Until then, survivors such as Mary Duzinski, who spoke to the students Sunday, will continue to tell their stories. She was 11 years old in 1941, when she and her father were picked up in their native Poland, Mrs. Duzinski said. They were separated and she later found out that her father died in Dachau, a concentration camp in Germany. She was taken first to Auschwitz and then to Buchenwald concentration camp in Germany, where she remained until the end of the war. During an interview this week, Mrs. Duzinski said she thinks her life was spared because she spoke German and was able to serve as a translator for the Nazis.
She met her G.I. husband in Germany.
"After the liberation, I didn't want to return to Poland and then I had no family," the Brooksville widow said.
The American soldier was an answer to her prayers.
"He said, "I am going to take you home with me,' " Mrs.
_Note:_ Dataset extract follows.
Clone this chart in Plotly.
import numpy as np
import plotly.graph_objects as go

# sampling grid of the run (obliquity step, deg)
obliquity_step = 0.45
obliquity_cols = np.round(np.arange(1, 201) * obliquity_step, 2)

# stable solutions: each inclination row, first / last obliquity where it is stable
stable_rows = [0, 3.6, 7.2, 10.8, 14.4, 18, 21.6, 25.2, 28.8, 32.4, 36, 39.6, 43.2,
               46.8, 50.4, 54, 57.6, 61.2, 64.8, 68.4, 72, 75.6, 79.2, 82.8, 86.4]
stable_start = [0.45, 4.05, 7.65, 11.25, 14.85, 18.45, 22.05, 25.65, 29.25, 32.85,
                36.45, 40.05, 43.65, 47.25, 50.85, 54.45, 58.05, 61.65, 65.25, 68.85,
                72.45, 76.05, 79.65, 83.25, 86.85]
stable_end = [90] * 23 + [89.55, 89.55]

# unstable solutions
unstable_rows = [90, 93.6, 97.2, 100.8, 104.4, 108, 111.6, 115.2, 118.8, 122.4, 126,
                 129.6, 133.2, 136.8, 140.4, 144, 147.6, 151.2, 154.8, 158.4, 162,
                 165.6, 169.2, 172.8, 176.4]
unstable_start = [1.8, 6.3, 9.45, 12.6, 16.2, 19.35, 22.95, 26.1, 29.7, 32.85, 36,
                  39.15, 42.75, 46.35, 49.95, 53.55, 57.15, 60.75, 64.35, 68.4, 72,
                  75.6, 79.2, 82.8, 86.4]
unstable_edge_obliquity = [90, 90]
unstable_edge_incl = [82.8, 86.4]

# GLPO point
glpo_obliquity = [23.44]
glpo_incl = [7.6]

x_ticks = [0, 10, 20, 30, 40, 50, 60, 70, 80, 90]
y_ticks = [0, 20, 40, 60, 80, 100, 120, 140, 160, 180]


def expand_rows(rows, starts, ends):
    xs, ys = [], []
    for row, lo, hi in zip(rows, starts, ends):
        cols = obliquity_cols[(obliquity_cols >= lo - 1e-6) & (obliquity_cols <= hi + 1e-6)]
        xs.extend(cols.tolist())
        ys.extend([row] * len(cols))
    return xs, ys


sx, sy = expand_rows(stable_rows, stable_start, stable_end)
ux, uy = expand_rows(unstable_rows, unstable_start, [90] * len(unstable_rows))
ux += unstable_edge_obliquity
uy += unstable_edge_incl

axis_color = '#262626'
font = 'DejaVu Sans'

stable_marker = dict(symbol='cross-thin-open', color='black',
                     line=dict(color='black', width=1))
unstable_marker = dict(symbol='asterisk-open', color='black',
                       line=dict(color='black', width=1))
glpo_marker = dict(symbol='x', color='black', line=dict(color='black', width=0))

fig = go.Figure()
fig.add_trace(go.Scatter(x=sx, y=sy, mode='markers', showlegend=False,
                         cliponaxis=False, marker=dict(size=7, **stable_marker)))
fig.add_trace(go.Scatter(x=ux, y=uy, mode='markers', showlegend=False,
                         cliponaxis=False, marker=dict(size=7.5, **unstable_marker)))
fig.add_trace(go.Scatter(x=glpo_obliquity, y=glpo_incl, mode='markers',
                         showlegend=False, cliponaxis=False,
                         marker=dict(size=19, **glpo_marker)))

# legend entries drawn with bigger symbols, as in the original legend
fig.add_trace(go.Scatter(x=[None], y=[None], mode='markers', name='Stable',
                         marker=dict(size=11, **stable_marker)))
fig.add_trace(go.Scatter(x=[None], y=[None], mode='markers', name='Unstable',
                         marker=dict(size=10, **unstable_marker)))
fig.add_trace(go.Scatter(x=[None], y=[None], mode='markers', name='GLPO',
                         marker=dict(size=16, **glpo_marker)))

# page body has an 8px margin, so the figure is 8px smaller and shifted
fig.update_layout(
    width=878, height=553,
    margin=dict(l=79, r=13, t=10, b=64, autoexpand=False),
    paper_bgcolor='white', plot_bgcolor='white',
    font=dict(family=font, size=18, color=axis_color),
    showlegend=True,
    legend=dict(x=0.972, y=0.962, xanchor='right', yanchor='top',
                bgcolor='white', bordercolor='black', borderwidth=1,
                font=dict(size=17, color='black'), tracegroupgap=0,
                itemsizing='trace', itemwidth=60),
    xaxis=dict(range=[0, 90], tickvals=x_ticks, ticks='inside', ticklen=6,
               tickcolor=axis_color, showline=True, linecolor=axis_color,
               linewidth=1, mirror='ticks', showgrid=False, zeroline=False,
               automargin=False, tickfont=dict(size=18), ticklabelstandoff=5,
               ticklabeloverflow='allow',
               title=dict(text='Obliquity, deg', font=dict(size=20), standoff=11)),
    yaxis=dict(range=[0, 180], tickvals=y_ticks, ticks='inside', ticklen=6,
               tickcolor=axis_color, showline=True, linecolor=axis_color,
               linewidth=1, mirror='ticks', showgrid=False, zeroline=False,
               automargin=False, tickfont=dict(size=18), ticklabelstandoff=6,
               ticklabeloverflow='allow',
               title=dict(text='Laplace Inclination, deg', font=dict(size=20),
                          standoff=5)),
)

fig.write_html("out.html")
Duzinski recalled.
In 1957, she arrived in the United States, she said, and was welcomed into his family's Roman Catholic home. Today the Jewish woman says she respects both Christianity and Judaism and points out that both faiths worship the same God.
Until a few years ago, she didn't talk about the Holocaust.
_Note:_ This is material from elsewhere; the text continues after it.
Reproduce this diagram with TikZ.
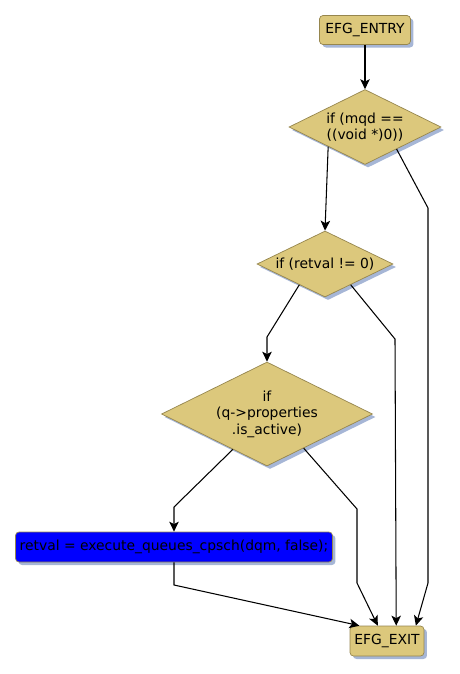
\documentclass[tikz,border=0pt]{standalone}
\usepackage{fontspec}
\setmainfont{DejaVu Sans}
\usepackage{tikz}
\usetikzlibrary{arrows.meta,shapes.geometric,shadows}
\usepackage{xcolor}
\definecolor{efgfill}{RGB}{220,200,124}
\definecolor{efgink}{RGB}{150,134,78}
\definecolor{efgshade}{RGB}{166,182,214}
\definecolor{efgblue}{RGB}{0,0,255}

\begin{document}
\begin{tikzpicture}[
  x=0.02cm, y=-0.02cm,
  font=\fontsize{7.9}{9.4}\selectfont,
  shade/.style={drop shadow={shadow xshift=0.06cm, shadow yshift=-0.06cm,
    fill=efgshade, opacity=1}},
  term/.style={draw=efgink, fill=efgfill, rounded corners=2pt, shade,
    inner sep=0pt, minimum height=0.58cm, align=center},
  cond/.style={diamond, aspect=2, draw=efgink, fill=efgfill, shade,
    inner sep=0pt, align=center},
  stmt/.style={draw=efgink, fill=efgblue, rounded corners=2pt, shade,
    inner sep=0pt, minimum height=0.6cm, minimum width=6.34cm},
  arr/.style={-{Stealth[length=2mm, width=1.9mm, inset=0.5mm]}, line width=0.6pt}
]
\useasboundingbox (0,0) rectangle (460,674);

\node[term, minimum width=1.82cm] (entry) at (365,30) {EFG\_ENTRY};
\node[cond, minimum width=3.04cm, minimum height=1.5cm] (d1) at (365,127)
  {if (mqd ==\\((void *)0))};
\node[cond, minimum width=2.72cm, minimum height=1.32cm] (d2) at (325,264)
  {if (retval != 0)};
\node[cond, minimum width=4.22cm, minimum height=2.08cm] (d3) at (267,414)
  {if\\(q->properties\\.is\_active)};
\node[stmt] (call) at (174,547) {retval = execute\_queues\_cpsch(dqm, false);};
\node[term, minimum width=1.48cm, minimum height=0.6cm] (exit) at (387,641) {EFG\_EXIT};

\draw[arr] (entry) -- (d1);
\draw[arr] (d1.208) -- (d2.north);
\draw[arr] (d1.325) -- (428,208) -- (428,583) -- (exit.28);
\draw[arr] (d2.219) -- (267,337) -- (d3.north);
\draw[arr] (d2.321) -- (395,339) -- (exit.59);
\draw[arr] (d3.226) -- (174,507) -- (call.north);
\draw[arr] (d3.317) -- (357,509) -- (357,583) -- (exit.121);
\draw[arr] (call.south) -- (174,585) -- (exit.151);
\end{tikzpicture}
\end{document}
"First of all, when we were liberated, they told us to forget what had happened, don't live in the past," she said.
"I think it was maybe 20, 30 years before I have a peaceful night's sleep."
Mrs. Duzinski will accompany the teenagers on the May trip. It gives her "goose pimples" to think about going back to Auschwitz, she said.
But, she added, "If you write a book, you have to finish a chapter."
She wants to experience the freedom of walking out of the notorious concentration camp on her own accord, she said.
"I want to say, "See, you didn't kill me. I'm still around.' "
Noreen Brand, director of curatorial affairs for the Holocaust Museum, said the March of the Living program was designed to help ensure that what happened to Mrs. Duzinski and millions of others will never happen again.
"Walking on the hallowed ground of these memorial sites provides these young people the ability to touch history and understand firsthand man's inhumanity to man," she said.
"It's a life-changing trip, without a doubt."